I put my hand on her cheek and turn her face to look at a small scratch or scar that’s near her eyebrow on the left. “That’s new. When did you get that one?”

She immediately twists away from me in embarrassment. “Cut it out!”

“Sorry,” I say. “But you need to put something on it so it doesn’t get infected.”

“It’s nothing. And I know. . . . Stop fussing!”

I smile. “Not fussing. Just making sure you’re okay.”

Gracie rolls her eyes. But she looks at me with a familiar old nervousness peeking through. I know she’s thinking about the Semi-Finals in less than 24 hours from now. And she’s thinking about home and Mom and Dad. . . .

Meanwhile Dawn and Hasmik are chatting with a few people from our dorm, standing aside to give my sister and I some privacy.

“Whatever happens tomorrow,” I say, “just do the best you can, and you will do fine. I have absolute trust in your super awesome abilities. Just keep going, keep doing what must be done, and never ever, ever give up—”

“I know,” she says. “Like Dad told us.”

“Exactly like Dad told us.”

“If they make us choose weird scary dangerous things tomorrow,” I continue, “take a deep breath and make the best choice you can out of sucky choices. Do not hesitate too long. There’s always a best choice, even when all seemingly sucks.”

“I know.”

“You’ll Qualify, Gracie.”

“You’ll Qualify too. You’d better! You have that crazy magic voice!”

“It’s not magic. But I will, I promise.” I smile again. Even though I don’t for a moment believe it, for Gracie’s sake I have to sound confident. “Now, be sure to use your strengths tomorrow, you have an excellent weapons score, and a pretty good agility one—”

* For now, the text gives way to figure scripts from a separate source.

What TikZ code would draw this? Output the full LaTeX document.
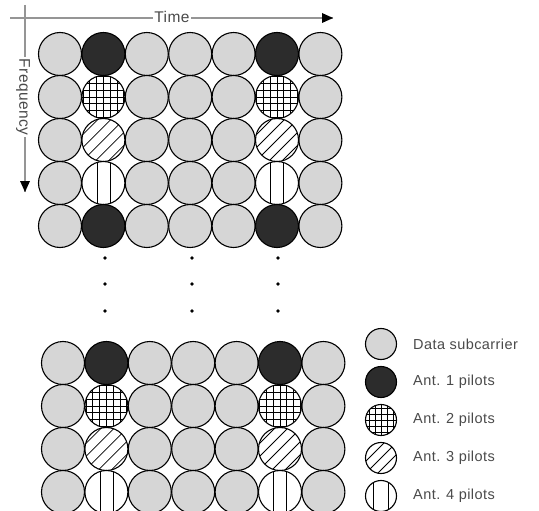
\documentclass[tikz,border=0pt]{standalone}
\usepackage{fontspec}
\setmainfont{Liberation Sans}[LetterSpace=3]
\usetikzlibrary{arrows.meta}
\definecolor{datagray}{HTML}{D6D6D6}
\definecolor{pilotdark}{HTML}{2C2C2C}
\definecolor{txtgray}{HTML}{4A4A4A}
\definecolor{axisgray}{HTML}{959595}
\tikzset{
  cell/.style={circle, draw=black, line width=1.1pt, inner sep=0pt, minimum size=#1},
  cell/.default=43pt,
  patline/.style={line width=0.8pt, black},
  gridpat/.style={path picture={
      \foreach \i in {-4,...,4}{
        \draw[patline] ([xshift=\i*#1]path picture bounding box.center) ++(0,-30pt) -- ++(0,60pt);
        \draw[patline] ([yshift=\i*#1]path picture bounding box.center) ++(-30pt,0) -- ++(60pt,0);
      }}},
  diagpat/.style={path picture={
      \foreach \i in {-4,...,4}{
        \draw[patline] ([xshift=\i*#1]path picture bounding box.center) ++(-30pt,-30pt) -- ++(60pt,60pt);
      }}},
  vertpat/.style={path picture={
      \foreach \i in {-1,1}{
        \draw[patline] ([xshift=\i*#1]path picture bounding box.center) ++(0,-30pt) -- ++(0,60pt);
      }}},
  data/.style={cell, fill=datagray},
  ant1/.style={cell, fill=pilotdark},
  ant2/.style={cell, fill=white, gridpat=6.8pt},
  ant3/.style={cell, fill=white, diagpat=13pt},
  ant4/.style={cell, fill=white, vertpat=6.5pt},
  ldata/.style={cell=31pt, fill=datagray},
  lant1/.style={cell=31pt, fill=pilotdark},
  lant2/.style={cell=31pt, fill=white, gridpat=6pt},
  lant3/.style={cell=31pt, fill=white, diagpat=12pt},
  lant4/.style={cell=31pt, fill=white, vertpat=7.5pt},
  kind/.style={#1},
  dot/.style={circle, fill=black, inner sep=0pt, minimum size=3.6pt},
  axis/.style={draw=axisgray, line width=1.3pt},
  axlabel/.style={fill=white, inner sep=1.5pt, text=txtgray, font=\fontsize{15.5}{16}\selectfont},
  legtext/.style={anchor=west, inner sep=0pt, text=txtgray, font=\fontsize{14.5}{15}\selectfont},
}
\begin{document}
\begin{tikzpicture}[x=1pt, y=-1pt]
\useasboundingbox (0,0) rectangle (539,511);
% axes
\coordinate (hs) at (10,18);
\coordinate (he) at (333,18);
\coordinate (vs) at (25,5);
\coordinate (ve) at (25,192);
\draw[axis] (hs) -- (he);
\draw[axis] (vs) -- (ve);
\fill[black] (he) -- ++(-11,-5) -- ++(0,10) -- cycle;
\fill[black] (ve) -- ++(-5,-11) -- ++(10,0) -- cycle;
\node[axlabel] (time) at (172,17) {Time};
\node[axlabel, rotate=-90] (freq) at (23,97) {Frequency};
% top grid
\foreach \r/\p in {1/ant1,2/ant2,3/ant3,4/ant4,5/ant1}{
  \foreach \c in {1,3,4,5,7}{
    \node[data] (t-\r-\c) at ({60+(\c-1)*43.4},{54+(\r-1)*43}) {};
  }
  \foreach \c in {2,6}{
    \node[kind/.expanded=\p] (t-\r-\c) at ({60+(\c-1)*43.4},{54+(\r-1)*43}) {};
  }
}
% dots
\foreach \i/\x in {1/105,2/192,3/278}{
  \foreach \j/\y in {1/258,2/284,3/311}{
    \node[dot] (dot-\i-\j) at (\x,\y) {};
  }
}
% bottom grid
\foreach \r/\p in {1/ant1,2/ant2,3/ant3,4/ant4}{
  \foreach \c in {1,3,4,5,7}{
    \node[data] (b-\r-\c) at ({63+(\c-1)*43.4},{363+(\r-1)*43}) {};
  }
  \foreach \c in {2,6}{
    \node[kind/.expanded=\p] (b-\r-\c) at ({63+(\c-1)*43.4},{363+(\r-1)*43}) {};
  }
}
% legend
\foreach \k/\s/\t [count=\n] in {344/ldata/Data subcarrier, 382/lant1/Ant. 1 pilots, 420/lant2/Ant. 2 pilots, 458/lant3/Ant. 3 pilots, 496/lant4/Ant. 4 pilots}{
  \node[kind/.expanded=\s] (lg-\n) at (381,\k) {};
  \node[legtext] (lt-\n) at (413,\k) {\t};
}
\end{tikzpicture}
\end{document}
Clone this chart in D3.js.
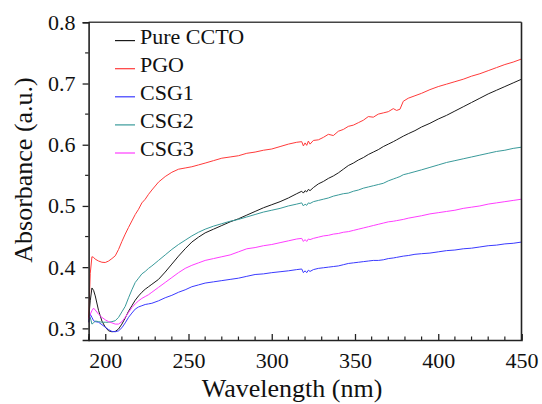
<!DOCTYPE html>
<html>
<head>
<meta charset="utf-8">
<script src="https://cdn.jsdelivr.net/npm/d3@7"></script>
<style>
  html, body { margin: 0; padding: 0; background: #fff; }
  svg { display: block; }
  svg text { font-family: "Liberation Serif", "DejaVu Serif", "Times New Roman", Times, serif !important; fill: #111; }
</style>
</head>
<body>
<svg id="chart" width="542" height="404"></svg>
<script>
// ---------------- DATA ----------------
const wavelengths = [190,191,192,193,194,196,198,200,202,204,206,208,210,212,214,216,218,220,222,224,226,228,232,236,240,244,248,252,256,260,265,270,275,280,285,290,295,300,305,310,315,318,319,320,321,322,323,325,328,331,334,337,340,343,346,349,352,355,358,361,364,367,370,373,375,377,379,382,386,390,395,400,405,410,415,420,425,430,435,440,445,450];

const pureCCTO = [0.315,0.345,0.366,0.362,0.353,0.329,0.312,0.302,0.296,0.2945,0.295,0.299,0.307,0.317,0.328,0.337,0.346,0.353,0.359,0.364,0.368,0.372,0.380,0.392,0.405,0.418,0.430,0.441,0.449,0.456,0.462,0.468,0.474,0.479,0.485,0.491,0.497,0.502,0.507,0.513,0.520,0.524,0.521,0.525,0.523,0.527,0.525,0.530,0.536,0.540,0.545,0.549,0.554,0.560,0.566,0.570,0.575,0.579,0.584,0.588,0.592,0.597,0.601,0.605,0.608,0.611,0.614,0.618,0.623,0.629,0.635,0.642,0.648,0.655,0.662,0.669,0.676,0.683,0.689,0.695,0.701,0.707];

const pgo = [0.310,0.390,0.417,0.416,0.413,0.410,0.408,0.4076,0.410,0.414,0.4185,0.429,0.442,0.454,0.465,0.4755,0.486,0.4946,0.505,0.511,0.519,0.526,0.539,0.548,0.555,0.560,0.562,0.564,0.567,0.570,0.574,0.578,0.580,0.582,0.586,0.588,0.591,0.593,0.597,0.601,0.604,0.605,0.598,0.603,0.599,0.606,0.601,0.607,0.608,0.612,0.617,0.615,0.622,0.625,0.630,0.632,0.636,0.640,0.646,0.645,0.650,0.652,0.654,0.659,0.656,0.658,0.671,0.676,0.680,0.684,0.690,0.695,0.699,0.703,0.707,0.712,0.716,0.721,0.726,0.731,0.735,0.740];

const csg1 = [0.310,0.323,0.318,0.3125,0.311,0.310,0.306,0.302,0.298,0.295,0.2945,0.296,0.301,0.309,0.318,0.325,0.3315,0.335,0.337,0.339,0.340,0.341,0.345,0.350,0.354,0.359,0.363,0.368,0.371,0.374,0.376,0.378,0.380,0.382,0.385,0.388,0.389,0.391,0.3925,0.394,0.396,0.397,0.391,0.394,0.391,0.395,0.393,0.396,0.398,0.399,0.400,0.401,0.402,0.404,0.406,0.407,0.408,0.409,0.410,0.411,0.411,0.412,0.414,0.415,0.416,0.417,0.418,0.419,0.421,0.422,0.423,0.425,0.427,0.428,0.430,0.431,0.433,0.435,0.436,0.438,0.439,0.441];

const csg2 = [0.3125,0.318,0.307,0.309,0.312,0.311,0.310,0.310,0.310,0.311,0.3125,0.318,0.327,0.336,0.350,0.363,0.375,0.382,0.389,0.393,0.398,0.402,0.411,0.420,0.429,0.437,0.444,0.451,0.457,0.462,0.467,0.471,0.475,0.478,0.482,0.486,0.490,0.493,0.496,0.500,0.503,0.505,0.500,0.503,0.501,0.505,0.504,0.507,0.509,0.511,0.513,0.516,0.518,0.520,0.521,0.524,0.526,0.529,0.531,0.533,0.535,0.537,0.541,0.544,0.546,0.548,0.551,0.553,0.556,0.559,0.563,0.567,0.571,0.574,0.577,0.580,0.583,0.586,0.589,0.591,0.594,0.596];

const csg3 = [0.315,0.323,0.329,0.333,0.330,0.323,0.318,0.314,0.311,0.309,0.307,0.307,0.311,0.318,0.326,0.334,0.340,0.345,0.349,0.352,0.355,0.359,0.367,0.375,0.383,0.391,0.398,0.403,0.407,0.411,0.414,0.417,0.420,0.425,0.430,0.432,0.435,0.437,0.440,0.443,0.446,0.447,0.442,0.445,0.442,0.446,0.445,0.447,0.449,0.451,0.452,0.454,0.455,0.457,0.458,0.460,0.462,0.464,0.466,0.468,0.470,0.472,0.474,0.475,0.476,0.477,0.478,0.480,0.482,0.484,0.487,0.489,0.491,0.493,0.496,0.498,0.500,0.503,0.505,0.507,0.509,0.511];

const seriesNames = ["Pure CCTO", "PGO", "CSG1", "CSG2", "CSG3"];
const seriesValues = [pureCCTO, pgo, csg1, csg2, csg3];
const seriesColors = ["#1a1a1a", "#ff3a3a", "#3a3aff", "#399a9a", "#ff3cff"];

const xTicks = [200, 250, 300, 350, 400, 450];
const yTicks = [0.3, 0.4, 0.5, 0.6, 0.7, 0.8];
const xTitle = "Wavelength (nm)";
const yTitle = "Absorbance (a.u.)";

// ---------------- LAYOUT ----------------
const FONT = '"Liberation Serif", "DejaVu Serif", "Times New Roman", Times, serif';
const svg = d3.select("#chart");
const L = 88.6, R = 521.5, T = 22.3, B = 340;
const x = d3.scaleLinear().domain([190, 450]).range([L, R]);
const y = d3.scaleLinear().domain([0.281, 0.8]).range([B, T]);

// curves
const line = d3.line().x((d, i) => x(wavelengths[i])).y(d => y(d));
const gLines = svg.append("g");
seriesValues.forEach((vals, k) => {
  gLines.append("path")
    .attr("d", line(vals))
    .attr("fill", "none")
    .attr("stroke", seriesColors[k])
    .attr("stroke-width", 1)
    .attr("stroke-linejoin", "round");
});

// frame (top & right)
svg.append("line").attr("x1", L).attr("x2", R).attr("y1", T).attr("y2", T)
  .attr("stroke", "#444").attr("stroke-width", 1.6);
svg.append("line").attr("x1", R).attr("x2", R).attr("y1", T).attr("y2", B)
  .attr("stroke", "#222").attr("stroke-width", 1.6);

// x axis (ticks inward)
const xAxis = svg.append("g").attr("transform", `translate(0,${B})`)
  .call(d3.axisBottom(x).tickValues(xTicks).tickSize(-6).tickFormat(d3.format("d")));
xAxis.attr("font-family", FONT);
xAxis.select(".domain").attr("stroke", "#222").attr("stroke-width", 1.6);
xAxis.selectAll(".tick line").attr("stroke", "#222").attr("stroke-width", 1.3);
xAxis.selectAll("text").attr("y", 28).attr("dy", 0)
  .attr("font-size", 22).attr("font-family", FONT).attr("fill", "#111");
const xMinor = d3.range(190, 451, 10).filter(v => !xTicks.includes(v));
svg.append("g").selectAll("line").data(xMinor).join("line")
  .attr("x1", d => x(d)).attr("x2", d => x(d)).attr("y1", B).attr("y2", B - 3.5)
  .attr("stroke", "#222").attr("stroke-width", 1.2);

// y axis (ticks outward)
const yAxis = svg.append("g").attr("transform", `translate(${L},0)`)
  .call(d3.axisLeft(y).tickValues(yTicks).tickSize(6).tickPadding(7).tickFormat(d3.format(".1f")));
yAxis.attr("font-family", FONT);
yAxis.select(".domain").attr("stroke", "#222").attr("stroke-width", 1.6);
yAxis.selectAll(".tick line").attr("stroke", "#222").attr("stroke-width", 1.3);
yAxis.selectAll("text")
  .attr("font-size", 22).attr("font-family", FONT).attr("fill", "#111");
const yMinor = [0.35, 0.45, 0.55, 0.65, 0.75];
svg.append("g").selectAll("line").data(yMinor).join("line")
  .attr("x1", L).attr("x2", L - 3.5).attr("y1", d => y(d)).attr("y2", d => y(d))
  .attr("stroke", "#222").attr("stroke-width", 1.2);

// axis titles
svg.append("text").attr("x", (L + R) / 2 - 13).attr("y", 397)
  .attr("text-anchor", "middle").attr("font-family", FONT).attr("font-size", 26).text(xTitle);
svg.append("text").attr("transform", `translate(32,170) rotate(-90)`)
  .attr("text-anchor", "middle").attr("font-family", FONT).attr("font-size", 26).text(yTitle);

// legend
const leg = svg.append("g");
seriesNames.forEach((name, k) => {
  const ly = 40.6 + k * 28.1;
  leg.append("line").attr("x1", 115).attr("x2", 135).attr("y1", ly).attr("y2", ly)
    .attr("stroke", seriesColors[k]).attr("stroke-width", 1.2);
  leg.append("text").attr("x", 140).attr("y", ly + 3)
    .attr("font-family", FONT).attr("font-size", 22).text(name);
});
</script>
</body>
</html>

Gracie bites her lip and winces. “It’s okay, but not that great.”

“Better than mine!” I punch her arm lightly, and again she moves away from me in a semblance of annoyance.

And then I remember other things. “Okay, are your running shoes in good condition? Got clean undies for tomorrow? What about socks? Remember, we have to put on our grey uniforms for the first time, and you know how to tie the armband, right?”

“Yeah, yeah, and yeah, Mom!” she says, punching me back on my arm. “I think you need to go tell this to Gordie, he’s the one who always has gross socks and underwear!”

“Eeow!” I cringe half-jokingly at the thought of my younger brother and his messy habits.

Eventually Gracie leaves, promising me she will go to bed early. I manage to give her a hug that’s more like a close squeeze, before she twists away from me with a little smile.

“See you tomorrow, after Semi-Finals!” I say in her wake.

And then I wonder, with a sickening sudden feeling, if I will in fact ever see my sister again.